> Problem
Pictures aside, quote the whole listing exactly.

> Information shown
━━━━━━

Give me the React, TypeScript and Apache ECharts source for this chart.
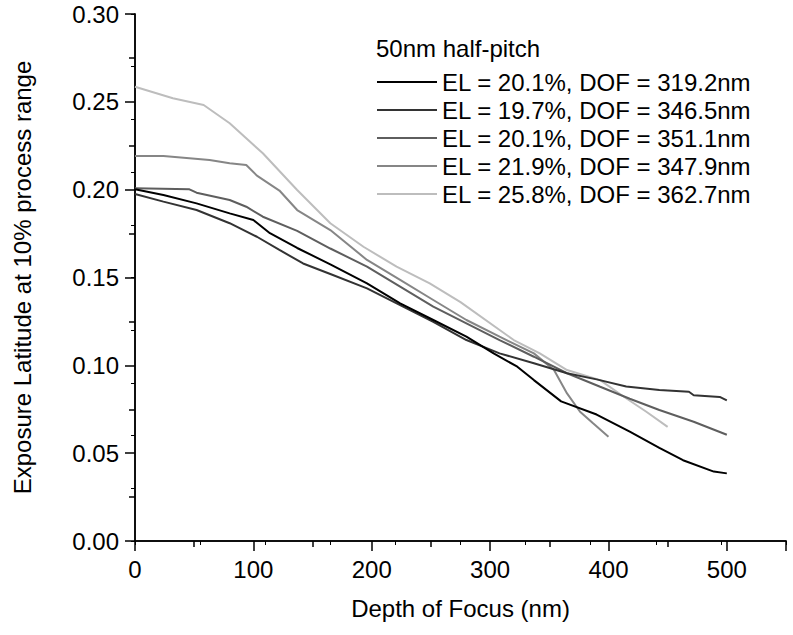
import React, { useEffect, useRef } from "react";
import * as echarts from "echarts";

// Depth of Focus (nm) / Exposure Latitude pairs
const s1X = [0, 24, 52, 80, 100, 114, 137, 165, 196, 224, 252, 280, 303, 323, 337, 360, 390, 418, 443, 463, 489, 500];
const s1Y = [0.2002, 0.197, 0.1922, 0.1865, 0.1827, 0.1752, 0.1668, 0.1575, 0.1467, 0.1353, 0.1258, 0.1163, 0.1068, 0.0992, 0.0916, 0.0795, 0.072, 0.0622, 0.053, 0.046, 0.0395, 0.0385];

const s2X = [0, 24, 52, 80, 103, 122, 142, 165, 196, 224, 252, 280, 308, 337, 365, 390, 415, 443, 468, 472, 494, 500];
const s2Y = [0.1975, 0.1932, 0.1884, 0.1809, 0.1732, 0.1657, 0.158, 0.152, 0.1438, 0.1343, 0.1248, 0.1144, 0.1068, 0.1012, 0.0955, 0.092, 0.088, 0.086, 0.085, 0.083, 0.082, 0.08];

const s3X = [0, 46, 52, 80, 94, 108, 137, 165, 196, 224, 252, 280, 308, 337, 365, 393, 418, 443, 472, 500];
const s3Y = [0.2008, 0.2002, 0.1983, 0.1941, 0.1903, 0.1846, 0.1765, 0.1665, 0.1562, 0.1448, 0.1334, 0.1239, 0.1144, 0.1049, 0.0955, 0.0878, 0.081, 0.0746, 0.0679, 0.0605];

const s4X = [0, 24, 63, 80, 94, 103, 122, 137, 165, 196, 224, 252, 280, 308, 337, 354, 365, 376, 387, 400];
const s4Y = [0.2192, 0.2192, 0.2169, 0.215, 0.214, 0.208, 0.1995, 0.1884, 0.177, 0.16, 0.1486, 0.1372, 0.1258, 0.1163, 0.1068, 0.0973, 0.084, 0.0736, 0.067, 0.0594];

const s5X = [0, 32, 58, 80, 108, 137, 165, 193, 221, 249, 275, 320, 342, 365, 393, 413, 432, 450];
const s5Y = [0.2586, 0.252, 0.2482, 0.2378, 0.2207, 0.1998, 0.1809, 0.1675, 0.1562, 0.1467, 0.136, 0.1144, 0.1068, 0.0973, 0.0916, 0.0821, 0.0736, 0.065];

const seriesNames = [
  "EL = 20.1%, DOF = 319.2nm",
  "EL = 19.7%, DOF = 346.5nm",
  "EL = 20.1%, DOF = 351.1nm",
  "EL = 21.9%, DOF = 347.9nm",
  "EL = 25.8%, DOF = 362.7nm",
];
const seriesColors = ["#000000", "#333333", "#5e5e5e", "#868686", "#bdbdbd"];
const legendTitle = "50nm half-pitch";
const xTitle = "Depth of Focus (nm)";
const yTitle = "Exposure Latitude at 10% process range";

const FONT = "'Liberation Sans', Arial, sans-serif";

export default function App() {
  const ref = useRef<HTMLDivElement>(null);
  useEffect(() => {
    if (!ref.current) return;
    const chart = echarts.init(ref.current, null, { renderer: "svg" });
    const xs = [s1X, s2X, s3X, s4X, s5X];
    const ys = [s1Y, s2Y, s3Y, s4Y, s5Y];
    const axisLine = { show: true, lineStyle: { color: "#000", width: 1.5 } };
    chart.setOption({
      animation: false,
      backgroundColor: "#fff",
      textStyle: { fontFamily: FONT },
      grid: { left: 135, right: 7, top: 14, bottom: 94, containLabel: false },
      legend: {
        orient: "vertical",
        left: 372,
        top: 65,
        icon: "rect",
        itemWidth: 60,
        itemHeight: 2,
        itemGap: 4,
        data: seriesNames,
        textStyle: { fontSize: 24, color: "#000", fontFamily: FONT, lineHeight: 24 },
      },
      graphic: [
        {
          type: "text",
          left: 376,
          top: 36,
          style: { text: legendTitle, fontSize: 24, fill: "#000", fontFamily: FONT },
        },
      ],
      xAxis: [
        {
          type: "value",
          position: "bottom",
          min: 0,
          max: 550,
          interval: 100,
          name: xTitle,
          nameLocation: "middle",
          nameGap: 55,
          nameTextStyle: { fontSize: 24, color: "#000", fontFamily: FONT },
          axisLine,
          axisTick: { show: true, inside: false, length: 10, lineStyle: { color: "#000", width: 1.5 } },
          minorTick: { show: true, splitNumber: 2, length: 6, lineStyle: { color: "#000", width: 1.5 } },
          axisLabel: {
            fontSize: 24,
            color: "#000",
            margin: 16,
            fontFamily: FONT,
            formatter: (v: number) => (v > 500 ? "" : String(v)),
          },
          splitLine: { show: false },
        },
        {
          type: "value",
          position: "top",
          min: 0,
          max: 550,
          interval: 55,
          axisLine,
          axisTick: { show: true, inside: true, length: 4, lineStyle: { color: "#000", width: 1 } },
          axisLabel: { show: false },
          splitLine: { show: false },
        },
      ],
      yAxis: [
        {
          type: "value",
          position: "left",
          min: 0,
          max: 0.3,
          interval: 0.05,
          name: yTitle,
          nameLocation: "middle",
          nameGap: 101,
          nameTextStyle: { fontSize: 24, color: "#000", fontFamily: FONT },
          axisLine,
          axisTick: { show: true, inside: false, length: 10, lineStyle: { color: "#000", width: 1.5 } },
          minorTick: { show: true, splitNumber: 2, length: 6, lineStyle: { color: "#000", width: 1.5 } },
          axisLabel: {
            fontSize: 24,
            color: "#000",
            margin: 16,
            fontFamily: FONT,
            formatter: (v: number) => v.toFixed(2),
          },
          splitLine: { show: false },
        },
        {
          type: "value",
          position: "right",
          min: 0,
          max: 0.3,
          interval: 0.03,
          axisLine,
          axisTick: { show: true, inside: true, length: 4, lineStyle: { color: "#000", width: 1 } },
          axisLabel: { show: false },
          splitLine: { show: false },
        },
      ],
      series: seriesNames.map((name, i) => ({
        name,
        type: "line",
        xAxisIndex: 0,
        yAxisIndex: 0,
        data: xs[i].map((x, j) => [x, ys[i][j]]),
        symbol: "none",
        showSymbol: false,
        color: seriesColors[i],
        itemStyle: { color: seriesColors[i] },
        lineStyle: { color: seriesColors[i], width: 2 },
        z: 10 - i,
      })),
    });
    return () => chart.dispose();
  }, []);
  return (
    <div
      ref={ref}
      style={{ position: "fixed", left: 0, top: 0, width: 793, height: 635 }}
    />
  );
}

━━━━━━

> Output for this task
Give me the React, TypeScript and Apache ECharts source for this chart.
import React, { useEffect, useRef } from "react";
import * as echarts from "echarts";

// Depth of Focus (nm) / Exposure Latitude pairs
const s1X = [0, 24, 52, 80, 100, 114, 137, 165, 196, 224, 252, 280, 303, 323, 337, 360, 390, 418, 443, 463, 489, 500];
const s1Y = [0.2002, 0.197, 0.1922, 0.1865, 0.1827, 0.1752, 0.1668, 0.1575, 0.1467, 0.1353, 0.1258, 0.1163, 0.1068, 0.0992, 0.0916, 0.0795, 0.072, 0.0622, 0.053, 0.046, 0.0395, 0.0385];

const s2X = [0, 24, 52, 80, 103, 122, 142, 165, 196, 224, 252, 280, 308, 337, 365, 390, 415, 443, 468, 472, 494, 500];
const s2Y = [0.1975, 0.1932, 0.1884, 0.1809, 0.1732, 0.1657, 0.158, 0.152, 0.1438, 0.1343, 0.1248, 0.1144, 0.1068, 0.1012, 0.0955, 0.092, 0.088, 0.086, 0.085, 0.083, 0.082, 0.08];

const s3X = [0, 46, 52, 80, 94, 108, 137, 165, 196, 224, 252, 280, 308, 337, 365, 393, 418, 443, 472, 500];
const s3Y = [0.2008, 0.2002, 0.1983, 0.1941, 0.1903, 0.1846, 0.1765, 0.1665, 0.1562, 0.1448, 0.1334, 0.1239, 0.1144, 0.1049, 0.0955, 0.0878, 0.081, 0.0746, 0.0679, 0.0605];

const s4X = [0, 24, 63, 80, 94, 103, 122, 137, 165, 196, 224, 252, 280, 308, 337, 354, 365, 376, 387, 400];
const s4Y = [0.2192, 0.2192, 0.2169, 0.215, 0.214, 0.208, 0.1995, 0.1884, 0.177, 0.16, 0.1486, 0.1372, 0.1258, 0.1163, 0.1068, 0.0973, 0.084, 0.0736, 0.067, 0.0594];

const s5X = [0, 32, 58, 80, 108, 137, 165, 193, 221, 249, 275, 320, 342, 365, 393, 413, 432, 450];
const s5Y = [0.2586, 0.252, 0.2482, 0.2378, 0.2207, 0.1998, 0.1809, 0.1675, 0.1562, 0.1467, 0.136, 0.1144, 0.1068, 0.0973, 0.0916, 0.0821, 0.0736, 0.065];

const seriesNames = [
  "EL = 20.1%, DOF = 319.2nm",
  "EL = 19.7%, DOF = 346.5nm",
  "EL = 20.1%, DOF = 351.1nm",
  "EL = 21.9%, DOF = 347.9nm",
  "EL = 25.8%, DOF = 362.7nm",
];
const seriesColors = ["#000000", "#333333", "#5e5e5e", "#868686", "#bdbdbd"];
const legendTitle = "50nm half-pitch";
const xTitle = "Depth of Focus (nm)";
const yTitle = "Exposure Latitude at 10% process range";

const FONT = "'Liberation Sans', Arial, sans-serif";

export default function App() {
  const ref = useRef<HTMLDivElement>(null);
  useEffect(() => {
    if (!ref.current) return;
    const chart = echarts.init(ref.current, null, { renderer: "svg" });
    const xs = [s1X, s2X, s3X, s4X, s5X];
    const ys = [s1Y, s2Y, s3Y, s4Y, s5Y];
    const axisLine = { show: true, lineStyle: { color: "#000", width: 1.5 } };
    chart.setOption({
      animation: false,
      backgroundColor: "#fff",
      textStyle: { fontFamily: FONT },
      grid: { left: 135, right: 7, top: 14, bottom: 94, containLabel: false },
      legend: {
        orient: "vertical",
        left: 372,
        top: 65,
        icon: "rect",
        itemWidth: 60,
        itemHeight: 2,
        itemGap: 4,
        data: seriesNames,
        textStyle: { fontSize: 24, color: "#000", fontFamily: FONT, lineHeight: 24 },
      },
      graphic: [
        {
          type: "text",
          left: 376,
          top: 36,
          style: { text: legendTitle, fontSize: 24, fill: "#000", fontFamily: FONT },
        },
      ],
      xAxis: [
        {
          type: "value",
          position: "bottom",
          min: 0,
          max: 550,
          interval: 100,
          name: xTitle,
          nameLocation: "middle",
          nameGap: 55,
          nameTextStyle: { fontSize: 24, color: "#000", fontFamily: FONT },
          axisLine,
          axisTick: { show: true, inside: false, length: 10, lineStyle: { color: "#000", width: 1.5 } },
          minorTick: { show: true, splitNumber: 2, length: 6, lineStyle: { color: "#000", width: 1.5 } },
          axisLabel: {
            fontSize: 24,
            color: "#000",
            margin: 16,
            fontFamily: FONT,
            formatter: (v: number) => (v > 500 ? "" : String(v)),
          },
          splitLine: { show: false },
        },
        {
          type: "value",
          position: "top",
          min: 0,
          max: 550,
          interval: 55,
          axisLine,
          axisTick: { show: true, inside: true, length: 4, lineStyle: { color: "#000", width: 1 } },
          axisLabel: { show: false },
          splitLine: { show: false },
        },
      ],
      yAxis: [
        {
          type: "value",
          position: "left",
          min: 0,
          max: 0.3,
          interval: 0.05,
          name: yTitle,
          nameLocation: "middle",
          nameGap: 101,
          nameTextStyle: { fontSize: 24, color: "#000", fontFamily: FONT },
          axisLine,
          axisTick: { show: true, inside: false, length: 10, lineStyle: { color: "#000", width: 1.5 } },
          minorTick: { show: true, splitNumber: 2, length: 6, lineStyle: { color: "#000", width: 1.5 } },
          axisLabel: {
            fontSize: 24,
            color: "#000",
            margin: 16,
            fontFamily: FONT,
            formatter: (v: number) => v.toFixed(2),
          },
          splitLine: { show: false },
        },
        {
          type: "value",
          position: "right",
          min: 0,
          max: 0.3,
          interval: 0.03,
          axisLine,
          axisTick: { show: true, inside: true, length: 4, lineStyle: { color: "#000", width: 1 } },
          axisLabel: { show: false },
          splitLine: { show: false },
        },
      ],
      series: seriesNames.map((name, i) => ({
        name,
        type: "line",
        xAxisIndex: 0,
        yAxisIndex: 0,
        data: xs[i].map((x, j) => [x, ys[i][j]]),
        symbol: "none",
        showSymbol: false,
        color: seriesColors[i],
        itemStyle: { color: seriesColors[i] },
        lineStyle: { color: seriesColors[i], width: 2 },
        z: 10 - i,
      })),
    });
    return () => chart.dispose();
  }, []);
  return (
    <div
      ref={ref}
      style={{ position: "fixed", left: 0, top: 0, width: 793, height: 635 }}
    />
  );
}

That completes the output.